The City of Popes and the world’s largest Gothic building
A very unexpected and not even planned return to the city of Nimes this year however with a different purpose: visiting the UNESCO World Heritage Site listed city of Avignon, and same listed nearby smaller city of Orange with one of the best preserved Roman theatres anywhere across the former ancient empire. So yes, overall, this trip was booked less than 2 weeks before coming on what would have been a weekend without any trip. To anyone reading this article as a standalone without checking my travel pattern, then it will sound normal; to those who follow me then they know I cannot stay a weekend without travelling abroad unless there is absolutely no option.
Flying to Nimes during low season is great in both air fare costs and hotel stay. Gladly from London it is very easy to find great flight deals even though the times are not the most optimal for this route, giving us just little over 24 hours, basically the entire Saturday from the very early morning until the return flight Sunday by noon.
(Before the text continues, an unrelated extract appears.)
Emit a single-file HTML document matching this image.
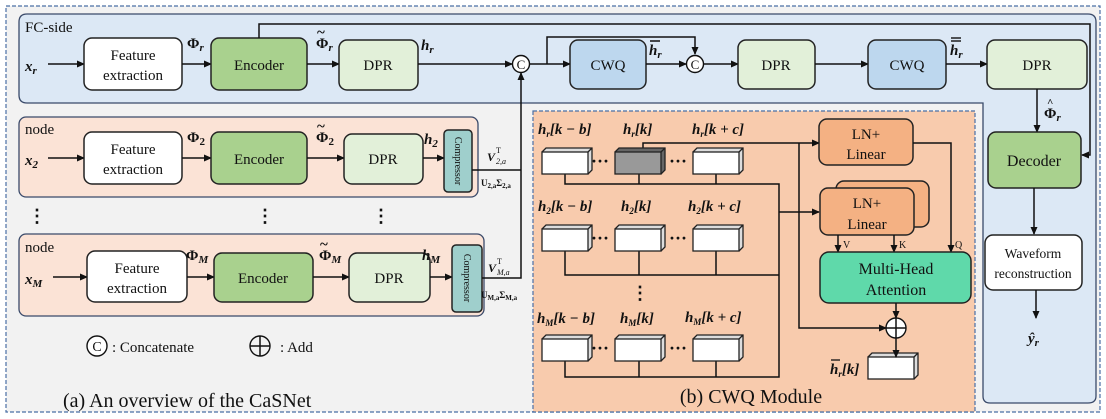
<!DOCTYPE html>
<html><head><meta charset="utf-8"><style>
html,body{margin:0;padding:0;background:#fff}
svg{display:block}
text{font-family:"Liberation Serif",serif;fill:#111}
.b{font-size:15px}
.m{font-size:15px;font-weight:bold;font-style:italic}
.p{font-size:15px;font-weight:bold}
.box{stroke:#222;stroke-width:1.5}
.ln{stroke:#111;stroke-width:1.5;fill:none}
</style></head><body>
<svg width="1106" height="419" viewBox="0 0 1106 419" xmlns="http://www.w3.org/2000/svg">
<defs>
<marker id="a" markerWidth="8" markerHeight="8" refX="7" refY="4" orient="auto" markerUnits="userSpaceOnUse"><path d="M0,0.5 L8,4 L0,7.5z" fill="#111"/></marker>
<g id="cube"><path d="M0,0 L4,-4 L50,-4 L50,18 L46,22 M46,0 L50,-4" fill="#ddd" stroke="#222" stroke-width="1.3"/><rect x="0" y="0" width="46" height="22" fill="#fff" stroke="#222" stroke-width="1.3"/></g>
<g id="cubeg"><path d="M0,0 L4,-4 L50,-4 L50,18 L46,22 M46,0 L50,-4" fill="#666" stroke="#222" stroke-width="1.3"/><rect x="0" y="0" width="46" height="22" fill="#999" stroke="#222" stroke-width="1.3"/></g>
</defs>
<rect x="6" y="6" width="1094" height="406" fill="#f2f2f2" stroke="#4a6fa5" stroke-width="1.2" stroke-dasharray="4,2"/>
<path d="M27,14 H1088 Q1096,14 1096,22 V396 Q1096,403 1088,403 H990 Q983,403 983,396 V103 H27 Q19,103 19,95 V22 Q19,14 27,14Z" fill="#dce8f5" stroke="#3a4a6a" stroke-width="1.3"/>
<text x="25" y="32" class="b">FC-side</text>
<rect x="533" y="111" width="442" height="301" fill="#f8cbad" stroke="#4a6fa5" stroke-width="1.2" stroke-dasharray="4,2"/>
<rect x="19" y="117" width="459" height="80" rx="7" fill="#fbe3d6" stroke="#3a4a6a" stroke-width="1.3"/>
<text x="25" y="134" class="b">node</text>
<rect x="19" y="234" width="465" height="82" rx="7" fill="#fbe3d6" stroke="#3a4a6a" stroke-width="1.3"/>
<text x="25" y="252" class="b">node</text>

<!-- FC row -->
<text x="25" y="71" class="m" font-size="17">x<tspan font-size="11" dy="3">r</tspan></text>
<line x1="48" y1="64" x2="84" y2="64" class="ln" marker-end="url(#a)"/>
<rect x="84" y="38" width="98" height="52" rx="8" fill="#fff" class="box"/>
<text x="133" y="60" class="b" text-anchor="middle">Feature</text><text x="133" y="80" class="b" text-anchor="middle">extraction</text>
<line x1="182" y1="64" x2="211" y2="64" class="ln" marker-end="url(#a)"/>
<text x="187" y="48" class="p">Φ<tspan font-size="11" dy="3" font-style="italic">r</tspan></text>
<rect x="211" y="38" width="96" height="52" rx="8" fill="#a9d18e" class="box"/>
<text x="259" y="70" class="b" text-anchor="middle">Encoder</text>
<line x1="307" y1="64" x2="339" y2="64" class="ln" marker-end="url(#a)"/>
<text x="316" y="48" class="p">Φ<tspan font-size="11" dy="3" font-style="italic">r</tspan></text><text x="317" y="37" class="p">~</text>
<rect x="339" y="40" width="79" height="50" rx="8" fill="#e2f0d9" class="box"/>
<text x="378" y="70" class="b" text-anchor="middle">DPR</text>
<text x="421" y="50" class="m" font-size="17">h<tspan font-size="11" dy="3">r</tspan></text>
<line x1="418" y1="64" x2="512" y2="64" class="ln" marker-end="url(#a)"/>
<circle cx="521" cy="64" r="8.5" fill="#fff" stroke="#111" stroke-width="1.4"/><text x="521" y="69" font-size="13" text-anchor="middle">C</text>
<line x1="530" y1="64" x2="570" y2="64" class="ln" marker-end="url(#a)"/>
<path d="M547,64 V37 H695 V54" class="ln" marker-end="url(#a)"/>
<rect x="570" y="40" width="76" height="49" rx="8" fill="#bdd7ee" class="box"/>
<text x="608" y="70" class="b" text-anchor="middle">CWQ</text>
<text x="649" y="55" class="m" font-size="17">h<tspan font-size="11" dy="3">r</tspan></text><line x1="650" y1="41" x2="660" y2="41" stroke="#111" stroke-width="1.5"/>
<line x1="646" y1="64" x2="686" y2="64" class="ln" marker-end="url(#a)"/>
<circle cx="695" cy="64" r="8.5" fill="#fff" stroke="#111" stroke-width="1.4"/><text x="695" y="69" font-size="13" text-anchor="middle">C</text>
<line x1="704" y1="64" x2="738" y2="64" class="ln" marker-end="url(#a)"/>
<rect x="738" y="40" width="77" height="49" rx="8" fill="#e2f0d9" class="box"/>
<text x="776" y="70" class="b" text-anchor="middle">DPR</text>
<line x1="815" y1="64" x2="868" y2="64" class="ln" marker-end="url(#a)"/>
<rect x="868" y="40" width="78" height="49" rx="8" fill="#bdd7ee" class="box"/>
<text x="907" y="70" class="b" text-anchor="middle">CWQ</text>
<text x="950" y="55" class="m" font-size="17">h<tspan font-size="11" dy="3">r</tspan></text><line x1="951" y1="38" x2="961" y2="38" stroke="#111" stroke-width="1.4"/><line x1="951" y1="41" x2="961" y2="41" stroke="#111" stroke-width="1.4"/>
<line x1="946" y1="64" x2="987" y2="64" class="ln" marker-end="url(#a)"/>
<rect x="987" y="40" width="100" height="49" rx="8" fill="#e2f0d9" class="box"/>
<text x="1037" y="70" class="b" text-anchor="middle">DPR</text>
<path d="M259,38 V24 H1090 V155 H1082" class="ln" marker-end="url(#a)"/>
<line x1="1037" y1="89" x2="1037" y2="132" class="ln" marker-end="url(#a)"/>
<text x="1044" y="118" class="p">Φ<tspan font-size="11" dy="3" font-style="italic">r</tspan></text><text x="1047" y="106" font-size="11" font-weight="bold">^</text>
<rect x="988" y="132" width="93" height="56" rx="8" fill="#a9d18e" class="box"/>
<text x="1034" y="166" font-size="16" text-anchor="middle">Decoder</text>
<line x1="1034" y1="188" x2="1034" y2="234" class="ln" marker-end="url(#a)"/>
<rect x="985" y="235" width="97" height="55" rx="8" fill="#fff" class="box"/>
<text x="1033" y="258" font-size="13.5" text-anchor="middle">Waveform</text><text x="1033" y="278" font-size="13.5" text-anchor="middle">reconstruction</text>
<line x1="1036" y1="290" x2="1036" y2="318" class="ln" marker-end="url(#a)"/>
<text x="1028" y="343" class="m" font-size="17">ŷ<tspan font-size="11" dy="3">r</tspan></text>

<!-- node 2 row -->
<text x="25" y="165" class="m" font-size="17">x<tspan font-size="11" dy="3">2</tspan></text>
<line x1="48" y1="158" x2="84" y2="158" class="ln" marker-end="url(#a)"/>
<rect x="84" y="132" width="98" height="52" rx="8" fill="#fff" class="box"/>
<text x="133" y="154" class="b" text-anchor="middle">Feature</text><text x="133" y="174" class="b" text-anchor="middle">extraction</text>
<line x1="182" y1="158" x2="211" y2="158" class="ln" marker-end="url(#a)"/>
<text x="187" y="142" class="p">Φ<tspan font-size="11" dy="3">2</tspan></text>
<rect x="211" y="132" width="96" height="52" rx="8" fill="#a9d18e" class="box"/>
<text x="259" y="164" class="b" text-anchor="middle">Encoder</text>
<line x1="307" y1="158" x2="344" y2="158" class="ln" marker-end="url(#a)"/>
<text x="316" y="142" class="p">Φ<tspan font-size="11" dy="3">2</tspan></text><text x="317" y="131" class="p">~</text>
<rect x="344" y="134" width="79" height="50" rx="8" fill="#e2f0d9" class="box"/>
<text x="383" y="164" class="b" text-anchor="middle">DPR</text>
<text x="424" y="144" class="m" font-size="17">h<tspan font-size="11" dy="3">2</tspan></text>
<line x1="423" y1="158" x2="444" y2="158" class="ln" marker-end="url(#a)"/>
<rect x="444" y="130" width="28" height="62" rx="4" fill="#9fcfcc" class="box"/>
<text transform="translate(455,161) rotate(90)" font-size="10" text-anchor="middle">Compressor</text>
<line x1="472" y1="170" x2="521" y2="170" class="ln"/>
<text x="487" y="161" font-size="12" font-weight="bold" font-style="italic">V</text><text x="496" y="153" font-size="8">T</text><text x="496" y="164" font-size="8" font-style="italic">2,a</text>
<text x="481" y="186" font-size="9" font-weight="bold">U<tspan font-size="7" dy="2">2,a</tspan><tspan dy="-2">Σ</tspan><tspan font-size="7" dy="2">2,a</tspan></text>
<text x="28" y="222" font-size="18" font-weight="bold">⋮</text>
<text x="256" y="222" font-size="18" font-weight="bold">⋮</text>
<text x="372" y="222" font-size="18" font-weight="bold">⋮</text>
<!-- node M -->
<text x="25" y="284" class="m" font-size="17">x<tspan font-size="11" dy="3">M</tspan></text>
<line x1="53" y1="277" x2="87" y2="277" class="ln" marker-end="url(#a)"/>
<rect x="87" y="251" width="100" height="51" rx="8" fill="#fff" class="box"/>
<text x="137" y="273" class="b" text-anchor="middle">Feature</text><text x="137" y="293" class="b" text-anchor="middle">extraction</text>
<line x1="187" y1="277" x2="214" y2="277" class="ln" marker-end="url(#a)"/>
<text x="186" y="260" class="p">Φ<tspan font-size="11" dy="3" font-style="italic">M</tspan></text>
<rect x="214" y="253" width="99" height="49" rx="8" fill="#a9d18e" class="box"/>
<text x="263" y="283" class="b" text-anchor="middle">Encoder</text>
<line x1="313" y1="277" x2="349" y2="277" class="ln" marker-end="url(#a)"/>
<text x="319" y="260" class="p">Φ<tspan font-size="11" dy="3" font-style="italic">M</tspan></text><text x="320" y="249" class="p">~</text>
<rect x="349" y="253" width="81" height="49" rx="8" fill="#e2f0d9" class="box"/>
<text x="389" y="283" class="b" text-anchor="middle">DPR</text>
<text x="422" y="260" class="m" font-size="17">h<tspan font-size="11" dy="3">M</tspan></text>
<line x1="430" y1="277" x2="452" y2="277" class="ln" marker-end="url(#a)"/>
<rect x="452" y="245" width="30" height="67" rx="4" fill="#9fcfcc" class="box"/>
<text transform="translate(464,278) rotate(90)" font-size="10" text-anchor="middle">Compressor</text>
<path d="M482,278 H521 V73" class="ln" marker-end="url(#a)"/>
<text x="488" y="272" font-size="12" font-weight="bold" font-style="italic">V</text><text x="497" y="264" font-size="8">T</text><text x="497" y="275" font-size="8" font-style="italic">M,a</text>
<text x="481" y="298" font-size="9" font-weight="bold">U<tspan font-size="7" dy="2">M,a</tspan><tspan dy="-2">Σ</tspan><tspan font-size="7" dy="2">M,a</tspan></text>
<!-- legend -->
<circle cx="97" cy="346" r="10" fill="#fff" stroke="#111" stroke-width="1.4"/><text x="97" y="351" font-size="14" text-anchor="middle">C</text>
<text x="112" y="352" class="b">:  Concatenate</text>
<circle cx="260" cy="346" r="10" fill="none" stroke="#111" stroke-width="1.4"/><path d="M250,346 H270 M260,336 V356" class="ln"/>
<text x="280" y="352" class="b">:   Add</text>
<text x="63" y="407" font-size="20">(a) An overview of the CaSNet</text>

<!-- CWQ module -->
<g class="m" font-size="14">
<text x="538" y="134">h<tspan font-size="9" dy="3">r</tspan><tspan dy="-3">[k − b]</tspan></text>
<text x="623" y="134">h<tspan font-size="9" dy="3">r</tspan><tspan dy="-3">[k]</tspan></text>
<text x="692" y="134">h<tspan font-size="9" dy="3">r</tspan><tspan dy="-3">[k + c]</tspan></text>
<text x="538" y="211">h<tspan font-size="9" dy="3">2</tspan><tspan dy="-3">[k − b]</tspan></text>
<text x="621" y="211">h<tspan font-size="9" dy="3">2</tspan><tspan dy="-3">[k]</tspan></text>
<text x="688" y="211">h<tspan font-size="9" dy="3">2</tspan><tspan dy="-3">[k + c]</tspan></text>
<text x="537" y="323">h<tspan font-size="9" dy="3">M</tspan><tspan dy="-3">[k − b]</tspan></text>
<text x="620" y="323">h<tspan font-size="9" dy="3">M</tspan><tspan dy="-3">[k]</tspan></text>
<text x="685" y="322">h<tspan font-size="9" dy="3">M</tspan><tspan dy="-3">[k + c]</tspan></text>
<text x="830" y="374">h<tspan font-size="9" dy="3">r</tspan><tspan dy="-3">[k]</tspan></text>
</g>
<line x1="831" y1="360" x2="840" y2="360" stroke="#111" stroke-width="1.3"/>
<path d="M565,174 V184 H779 V377 H565 V361 M639,377 V361 M716,377 V361 M565,251 V275 H779 M639,275 V251 M716,275 V251 M639,184 V174 M716,184 V174" class="ln"/>
<line x1="779" y1="212" x2="819" y2="212" class="ln" marker-end="url(#a)"/>
<path d="M643,148 V143 H819" class="ln" marker-end="url(#a)"/>
<path d="M799,143 V328 H886" class="ln" marker-end="url(#a)"/>
<use href="#cube" x="542" y="152"/><use href="#cubeg" x="615" y="152"/><use href="#cube" x="693" y="152"/>
<use href="#cube" x="542" y="229"/><use href="#cube" x="615" y="229"/><use href="#cube" x="693" y="229"/>
<use href="#cube" x="542" y="339"/><use href="#cube" x="615" y="339"/><use href="#cube" x="693" y="339"/>
<use href="#cube" x="868" y="357"/>
<g font-size="18" font-weight="bold"><text x="591" y="167">···</text><text x="669" y="167">···</text><text x="591" y="244">···</text><text x="669" y="244">···</text><text x="591" y="354">···</text><text x="669" y="354">···</text><text x="631" y="299">⋮</text></g>
<rect x="819" y="119" width="94" height="46" rx="8" fill="#f4b183" class="box"/>
<text x="866" y="139" class="b" text-anchor="middle">LN+</text><text x="866" y="159" class="b" text-anchor="middle">Linear</text>
<rect x="836" y="181" width="93" height="46" rx="8" fill="#f4b183" class="box"/>
<rect x="820" y="188" width="94" height="47" rx="8" fill="#f4b183" class="box"/>
<text x="867" y="208" class="b" text-anchor="middle">LN+</text><text x="867" y="229" class="b" text-anchor="middle">Linear</text>
<line x1="838" y1="235" x2="838" y2="252" class="ln" marker-end="url(#a)"/>
<line x1="894" y1="235" x2="894" y2="252" class="ln" marker-end="url(#a)"/>
<path d="M913,143 H951 V252" class="ln" marker-end="url(#a)"/>
<text x="843" y="248" font-size="10">V</text><text x="899" y="248" font-size="10">K</text><text x="955" y="248" font-size="10">Q</text>
<rect x="820" y="252" width="151" height="51" rx="9" fill="#5fd9aa" class="box"/>
<text x="896" y="274" font-size="16" text-anchor="middle">Multi-Head</text><text x="896" y="295" font-size="16" text-anchor="middle">Attention</text>
<line x1="896" y1="303" x2="896" y2="318" class="ln" marker-end="url(#a)"/>
<circle cx="896" cy="328" r="10" fill="#fff" stroke="#111" stroke-width="1.4"/><path d="M886,328 H906 M896,318 V338" class="ln"/>
<line x1="896" y1="338" x2="896" y2="357" class="ln" marker-end="url(#a)"/>
<text x="751" y="403" font-size="20" text-anchor="middle">(b) CWQ Module</text>
</svg>
</body></html>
Still having been to Nimes just 4 months ago, there was no other plan to visit anything else than nearby Avignon, my main aim for this quick trip which was for a while now behind my ear in the bucket list of desired places to travel to. With Orange, I am still unsure if I will be able to manage it in the same day. I leave it for now in here whether if I make it or if not, because it is something anyone can easily plan and visit in tandem. One to another is just 30 kilometres, and both cities are small enough to manage, bearing in mind Orange’s highlight is pretty much its ancient Roman theatre. If you come to see pictures from Orange later on below in the next sections then it’s good luck to myself! I managed it.
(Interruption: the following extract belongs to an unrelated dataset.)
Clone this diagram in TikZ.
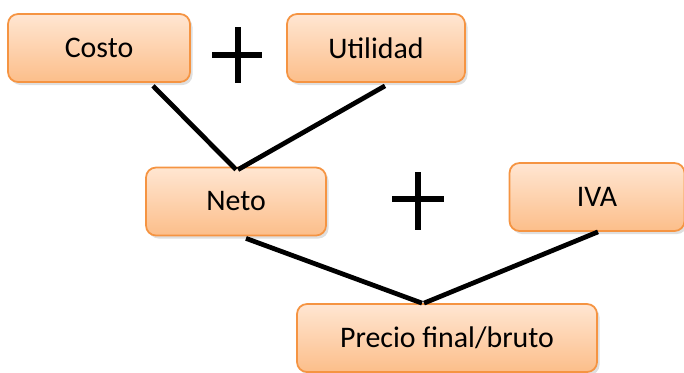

So let’s concentrate in Avignon. “The City of Popes”. Why is such a nickname you might ask? Well during the 14th century this was the only city in history where the Papacy was switched from Rome to Avignon, where 7 successive Popes resided with control until 1791, when at the turn of the French Revolution it become part of France. Nevertheless, its heritage can today be seen and admire immaculately preserved all over the city including its ramparts; one of the very few cities to retain these in France without turning them down at the expansion and modernisation in the successive centuries. But among the structures, one immediately comes as the highlight number one and major draw for tourist to this city: the Palace of the Popes, the largest Gothic building in the world, pretty much unaltered since its construction bearing its interiors and furniture lost through the centuries.